Klimaks dari seluruh bagian ini adalah jaminan "hidup yang kekal dalam Kristus Yesus, Tuhan kita." Ini adalah karunia yang tidak layak kita terima, namun diberikan Allah dengan cuma-cuma melalui Anak-Nya. Pengharapan ini tidak hanya untuk masa depan, tetapi juga memberikan sukacita dan damai sejahtera di masa kini.

Ketika kita memahami bahwa upah dosa adalah maut, dan bahwa hidup kekal adalah karunia anugerah melalui Kristus, hati kita seharusnya dipenuhi dengan syukur yang mendalam. Rasa syukur ini harus mendorong kita untuk hidup sepenuhnya bagi Dia yang telah memberikan segalanya bagi kita. Ini adalah motivasi tertinggi untuk kekudusan, bukan takut akan hukuman, melainkan kasih yang membalas kasih.

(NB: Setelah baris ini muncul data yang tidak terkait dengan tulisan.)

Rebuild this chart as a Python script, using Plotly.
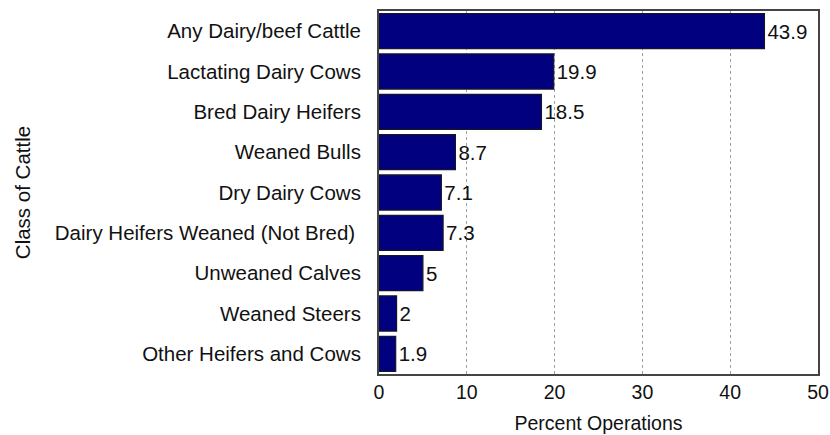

Mari kita renungkan kembali pertanyaan-pertanyaan Paulus: "Apakah kita akan berbuat dosa, karena kita tidak berada di bawah hukum Taurat, tetapi di bawah kasih karunia? Sekali-kali tidak!" Jawaban yang menggema dari Injil adalah panggilan untuk kebebasan sejati, sebuah kebebasan yang tidak mengarah pada lisensi untuk berbuat dosa, tetapi pada sukacita dan kehormatan untuk melayani Allah dengan hati yang telah diperbarui, berjalan dalam pengudusan, dan menanti penggenapan sempurna dari hidup kekal dalam Kristus Yesus, Tuhan kita. Amin.